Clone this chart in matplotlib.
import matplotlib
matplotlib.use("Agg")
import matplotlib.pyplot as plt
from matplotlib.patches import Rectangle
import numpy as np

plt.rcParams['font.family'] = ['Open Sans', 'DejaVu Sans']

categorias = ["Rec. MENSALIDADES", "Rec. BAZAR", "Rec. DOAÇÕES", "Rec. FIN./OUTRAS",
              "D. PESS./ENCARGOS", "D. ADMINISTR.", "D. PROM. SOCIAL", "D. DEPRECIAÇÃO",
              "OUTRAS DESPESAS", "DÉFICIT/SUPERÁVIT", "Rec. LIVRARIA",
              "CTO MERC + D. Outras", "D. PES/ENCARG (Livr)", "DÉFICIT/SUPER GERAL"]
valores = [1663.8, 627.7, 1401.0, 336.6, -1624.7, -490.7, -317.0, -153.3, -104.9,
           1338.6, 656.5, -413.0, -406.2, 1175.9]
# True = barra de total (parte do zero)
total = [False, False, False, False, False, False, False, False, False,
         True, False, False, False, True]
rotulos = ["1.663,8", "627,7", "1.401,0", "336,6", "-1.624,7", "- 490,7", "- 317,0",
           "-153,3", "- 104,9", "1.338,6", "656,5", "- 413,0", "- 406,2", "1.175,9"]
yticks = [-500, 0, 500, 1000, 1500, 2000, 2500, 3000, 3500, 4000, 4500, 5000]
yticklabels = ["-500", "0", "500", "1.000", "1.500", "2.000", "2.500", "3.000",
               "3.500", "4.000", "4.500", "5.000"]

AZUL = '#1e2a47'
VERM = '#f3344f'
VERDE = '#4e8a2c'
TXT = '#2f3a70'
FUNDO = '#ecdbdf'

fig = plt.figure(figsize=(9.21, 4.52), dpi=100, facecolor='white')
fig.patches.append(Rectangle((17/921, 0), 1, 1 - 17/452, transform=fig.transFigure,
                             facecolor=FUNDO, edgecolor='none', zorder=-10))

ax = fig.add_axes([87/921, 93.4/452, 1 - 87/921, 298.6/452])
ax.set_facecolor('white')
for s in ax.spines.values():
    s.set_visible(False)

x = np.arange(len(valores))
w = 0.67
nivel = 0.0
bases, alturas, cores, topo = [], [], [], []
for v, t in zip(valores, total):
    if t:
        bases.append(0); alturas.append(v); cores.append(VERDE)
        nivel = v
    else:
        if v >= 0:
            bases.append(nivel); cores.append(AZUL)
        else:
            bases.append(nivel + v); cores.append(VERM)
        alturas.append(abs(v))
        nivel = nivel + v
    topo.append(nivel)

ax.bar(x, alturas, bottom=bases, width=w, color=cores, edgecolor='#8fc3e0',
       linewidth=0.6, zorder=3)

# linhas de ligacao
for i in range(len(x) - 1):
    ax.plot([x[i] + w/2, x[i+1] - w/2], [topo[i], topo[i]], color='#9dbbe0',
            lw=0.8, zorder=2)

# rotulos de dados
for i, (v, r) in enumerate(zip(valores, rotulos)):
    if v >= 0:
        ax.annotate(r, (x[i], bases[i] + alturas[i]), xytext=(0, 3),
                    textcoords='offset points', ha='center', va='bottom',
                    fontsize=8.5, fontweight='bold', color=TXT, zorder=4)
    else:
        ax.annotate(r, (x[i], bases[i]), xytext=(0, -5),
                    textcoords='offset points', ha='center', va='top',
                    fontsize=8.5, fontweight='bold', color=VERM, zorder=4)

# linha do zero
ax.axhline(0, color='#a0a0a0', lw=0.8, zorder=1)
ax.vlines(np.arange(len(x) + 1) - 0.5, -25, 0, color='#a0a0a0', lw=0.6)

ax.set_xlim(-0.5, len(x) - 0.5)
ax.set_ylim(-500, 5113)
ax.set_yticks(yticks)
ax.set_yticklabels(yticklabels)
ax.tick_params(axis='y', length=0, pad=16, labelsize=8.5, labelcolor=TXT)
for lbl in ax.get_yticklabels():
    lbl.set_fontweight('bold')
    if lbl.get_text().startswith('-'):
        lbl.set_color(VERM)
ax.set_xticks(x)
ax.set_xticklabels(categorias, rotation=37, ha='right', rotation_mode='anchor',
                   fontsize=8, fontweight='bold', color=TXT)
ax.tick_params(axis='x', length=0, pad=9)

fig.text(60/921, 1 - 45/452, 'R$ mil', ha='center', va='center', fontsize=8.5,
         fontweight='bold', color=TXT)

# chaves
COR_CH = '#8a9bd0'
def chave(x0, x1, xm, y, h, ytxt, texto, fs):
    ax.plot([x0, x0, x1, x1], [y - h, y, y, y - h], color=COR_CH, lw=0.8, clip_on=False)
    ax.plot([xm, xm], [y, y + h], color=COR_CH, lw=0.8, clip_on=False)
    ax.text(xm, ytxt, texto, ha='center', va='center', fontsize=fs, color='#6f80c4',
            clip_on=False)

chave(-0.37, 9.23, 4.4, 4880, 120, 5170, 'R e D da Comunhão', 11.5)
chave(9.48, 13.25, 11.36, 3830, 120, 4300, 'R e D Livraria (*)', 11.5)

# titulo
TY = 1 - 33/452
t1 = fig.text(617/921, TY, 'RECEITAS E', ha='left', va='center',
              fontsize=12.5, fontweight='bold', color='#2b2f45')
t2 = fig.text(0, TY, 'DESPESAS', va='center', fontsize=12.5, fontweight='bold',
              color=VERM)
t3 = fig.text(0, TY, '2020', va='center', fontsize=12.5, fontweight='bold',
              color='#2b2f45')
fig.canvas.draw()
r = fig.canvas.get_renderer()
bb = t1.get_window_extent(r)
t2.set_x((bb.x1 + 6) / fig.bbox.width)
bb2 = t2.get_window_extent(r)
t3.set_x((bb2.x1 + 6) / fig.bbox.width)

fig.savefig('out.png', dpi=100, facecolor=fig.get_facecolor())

*****

* _PROBLEM REQUIREMENTS_
In the listing above, reproduce the first line and each one after it through the line that contains "plt.rcParams['font.family'] = ['Open".

* _WRITTEN SOLUTION_
Clone this chart in matplotlib.
import matplotlib
matplotlib.use("Agg")
import matplotlib.pyplot as plt
from matplotlib.patches import Rectangle
import numpy as np

plt.rcParams['font.family'] = ['Open Sans', 'DejaVu Sans']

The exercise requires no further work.